*What to work on*: Exactly the lines from the start of the data below through the line that contains "import numpy as np" are to be copied, with pictures left out.

*Provided data*:
════════════════════

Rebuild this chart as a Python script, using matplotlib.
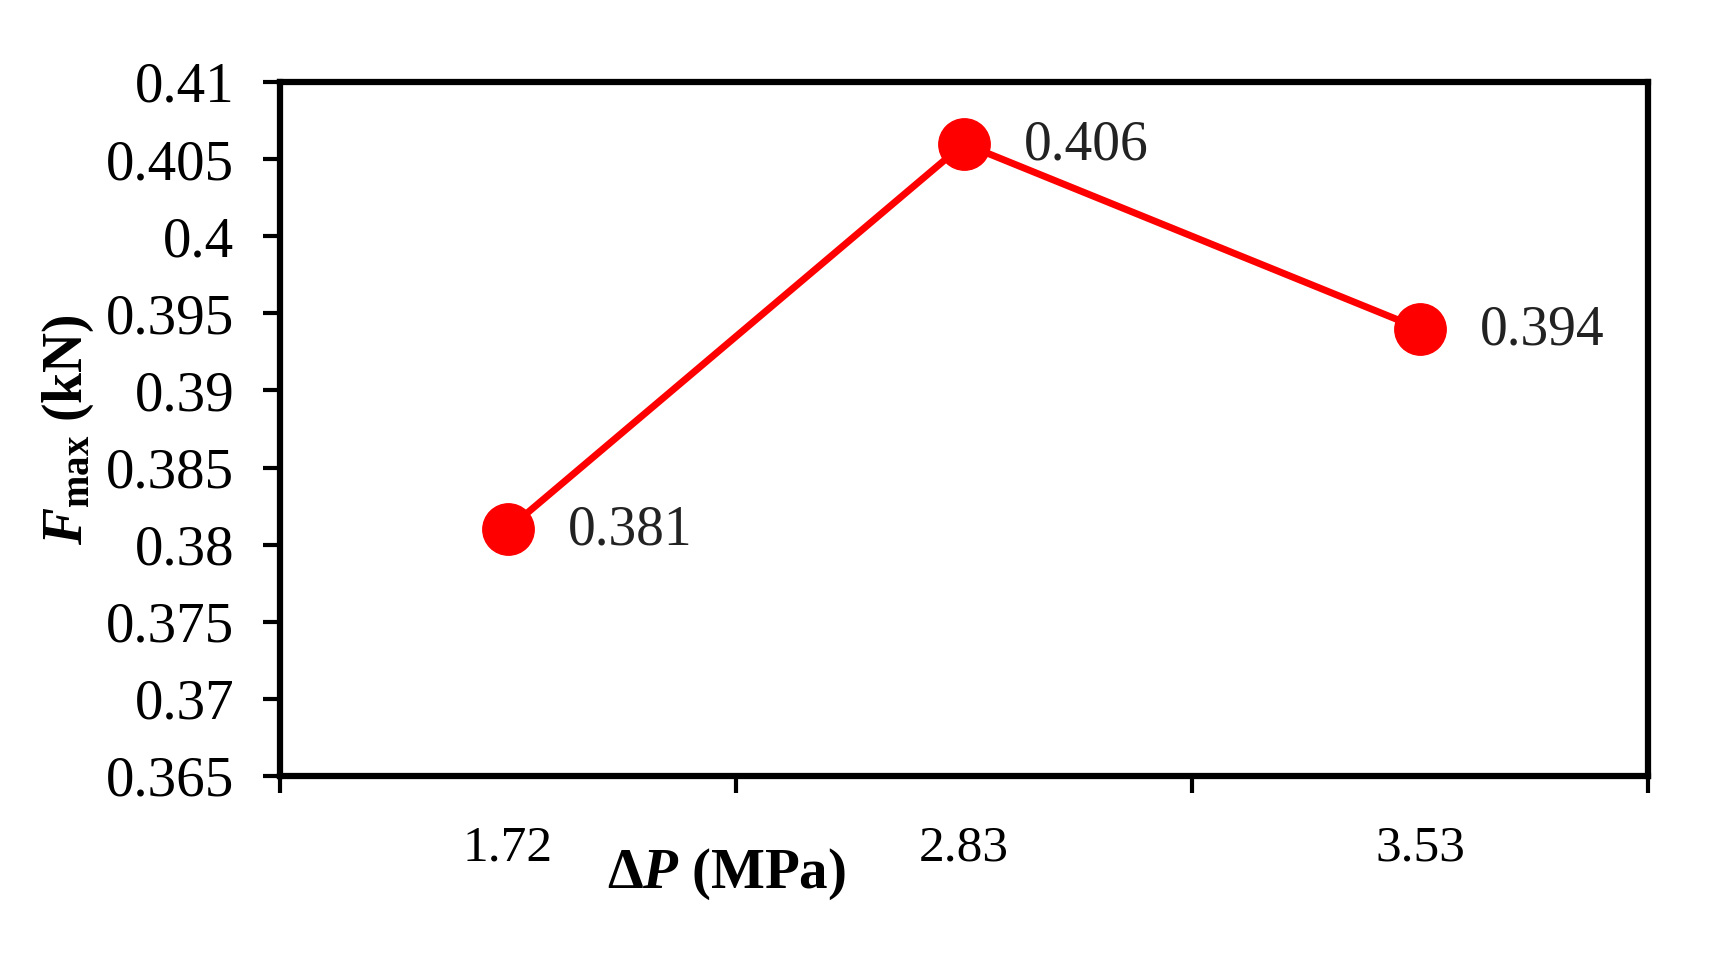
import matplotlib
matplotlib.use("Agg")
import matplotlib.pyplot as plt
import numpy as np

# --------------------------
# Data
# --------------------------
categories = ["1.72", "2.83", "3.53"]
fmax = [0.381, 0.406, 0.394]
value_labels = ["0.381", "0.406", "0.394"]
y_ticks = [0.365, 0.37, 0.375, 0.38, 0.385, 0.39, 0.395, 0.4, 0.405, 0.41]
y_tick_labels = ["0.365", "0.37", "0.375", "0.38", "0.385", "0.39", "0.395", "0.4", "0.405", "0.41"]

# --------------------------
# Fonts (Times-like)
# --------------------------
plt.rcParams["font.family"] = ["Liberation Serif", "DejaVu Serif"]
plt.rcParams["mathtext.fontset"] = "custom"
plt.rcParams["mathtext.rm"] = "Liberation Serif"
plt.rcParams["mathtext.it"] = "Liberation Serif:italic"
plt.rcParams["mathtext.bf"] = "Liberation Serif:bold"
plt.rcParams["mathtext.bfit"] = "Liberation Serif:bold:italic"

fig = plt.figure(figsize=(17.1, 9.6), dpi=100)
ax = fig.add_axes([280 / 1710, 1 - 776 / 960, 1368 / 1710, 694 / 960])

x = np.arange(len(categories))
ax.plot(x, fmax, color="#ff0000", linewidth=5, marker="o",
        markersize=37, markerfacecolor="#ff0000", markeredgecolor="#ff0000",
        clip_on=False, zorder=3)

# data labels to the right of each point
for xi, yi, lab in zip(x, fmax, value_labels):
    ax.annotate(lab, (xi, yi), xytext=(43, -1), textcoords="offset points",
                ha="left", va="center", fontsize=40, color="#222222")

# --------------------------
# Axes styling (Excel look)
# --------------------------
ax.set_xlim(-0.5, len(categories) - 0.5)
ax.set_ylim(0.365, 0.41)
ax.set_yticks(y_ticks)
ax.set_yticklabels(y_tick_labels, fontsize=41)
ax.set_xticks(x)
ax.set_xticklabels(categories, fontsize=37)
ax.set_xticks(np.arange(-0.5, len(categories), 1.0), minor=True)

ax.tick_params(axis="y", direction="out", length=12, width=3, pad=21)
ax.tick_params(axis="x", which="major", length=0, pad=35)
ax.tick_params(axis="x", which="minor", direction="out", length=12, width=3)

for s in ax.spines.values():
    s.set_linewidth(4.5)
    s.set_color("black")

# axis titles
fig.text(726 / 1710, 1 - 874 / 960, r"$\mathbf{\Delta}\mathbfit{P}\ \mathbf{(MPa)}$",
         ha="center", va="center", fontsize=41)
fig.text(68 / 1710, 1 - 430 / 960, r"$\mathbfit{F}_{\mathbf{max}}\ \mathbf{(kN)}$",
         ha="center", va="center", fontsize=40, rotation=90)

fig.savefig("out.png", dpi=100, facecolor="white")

════════════════════

*Written solution*:
Rebuild this chart as a Python script, using matplotlib.
import matplotlib
matplotlib.use("Agg")
import matplotlib.pyplot as plt
import numpy as np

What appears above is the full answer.